The definitive joint proxy statement/prospectus has been mailed to RMRM’s and TRMT’s shareholders. Shareholders may obtain free copies of the Registration Statement on Form S-4, the definitive joint proxy statement/prospectus and any other relevant documents filed or to be filed with the SEC at the SEC’s website at www.sec.gov. In addition, shareholders may obtain free copies of RMRM’s filings with the SEC from RMRM’s website at www.rmrmortgagetrust.com or TRMT’s filings with the SEC from TRMT’s website at www.trmtreit.com.

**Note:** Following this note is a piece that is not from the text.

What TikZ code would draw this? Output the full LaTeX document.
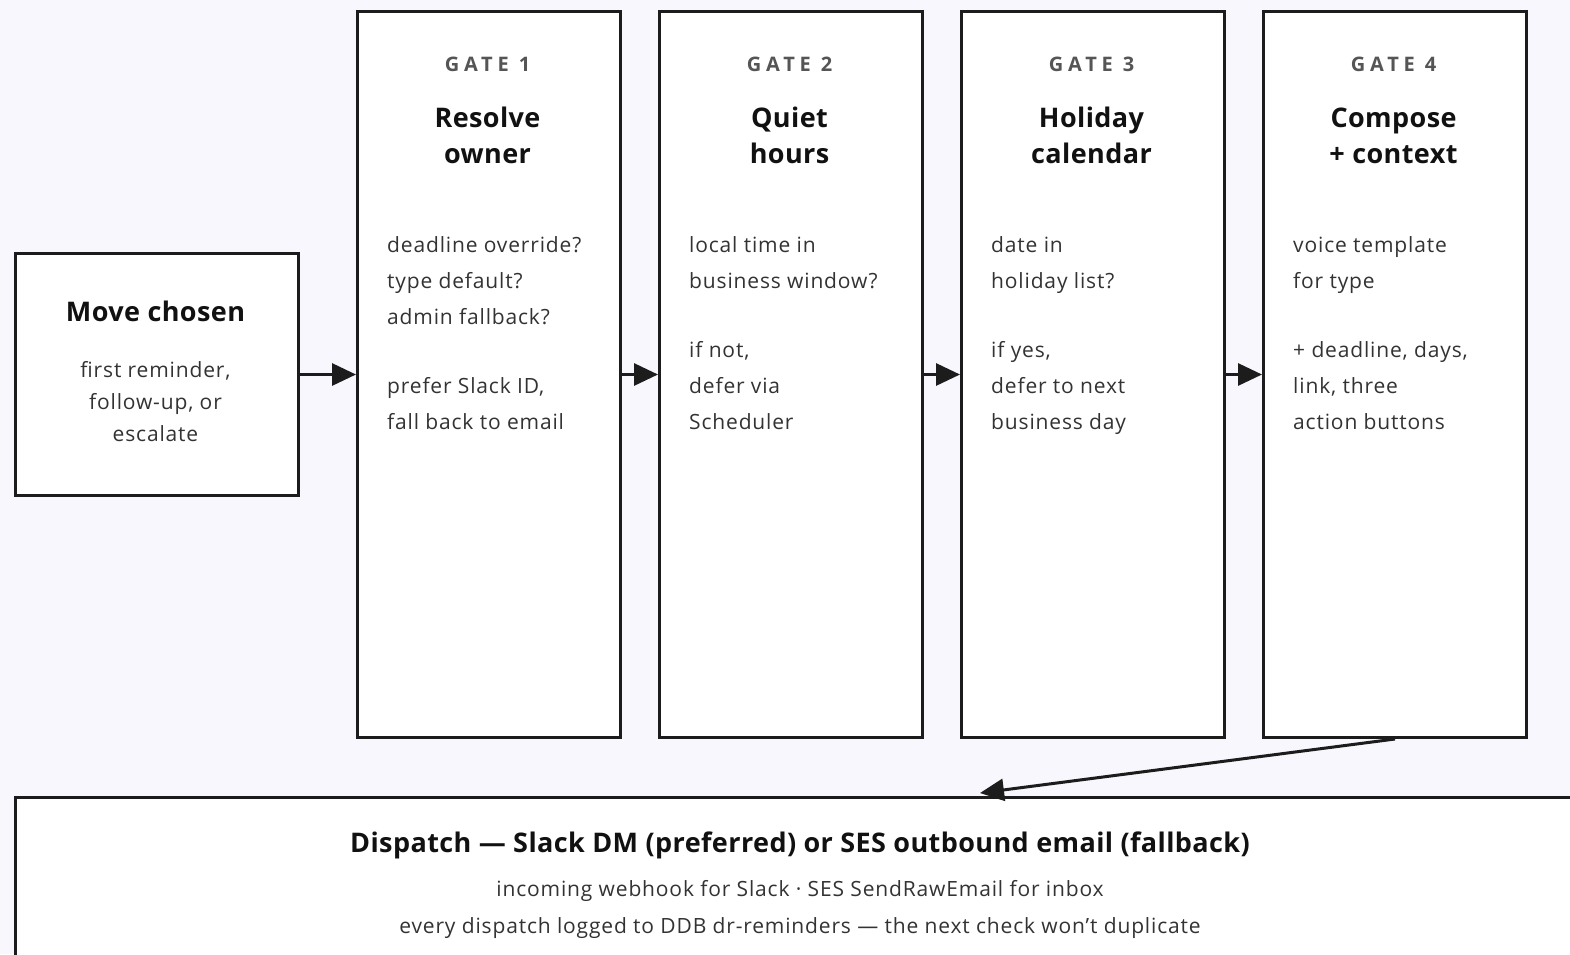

Participants in Solicitation Relating to the Merger
RMRM, TRMT and their respective trustees and executive officers, and Tremont Realty Advisors LLC, The RMR Group LLC, The RMR Group Inc. and certain of their respective directors, officers and employees, may be deemed to be participants in the solicitation of proxies from RMRM and TRMT shareholders in respect of the Merger and the other transactions contemplated by the Agreement and Plan of Merger between TRMT and RMRM, or the Merger Agreement. Information regarding the persons who may, under the rules of the SEC, be considered participants in the solicitation of RMRM’s and TRMT’s shareholders in connection with the merger and the other transactions contemplated by the Merger Agreement is set forth in the definitive joint proxy statement/prospectus. Information regarding RMRM’s trustees and executive officers and TRMT’s trustees and executive officers can be found in RMRM’s and TRMT’s respective definitive proxy statement for its 2021 annual meeting of shareholders. These documents are available free of charge on the SEC’s website and from RMRM or TRMT, as applicable, using the sources indicated above.
A Maryland Statutory Trust with transferable shares of beneficial interest listed on the Nasdaq.
No shareholder, Trustee or officer is personally liable for any act or obligation of the Trust.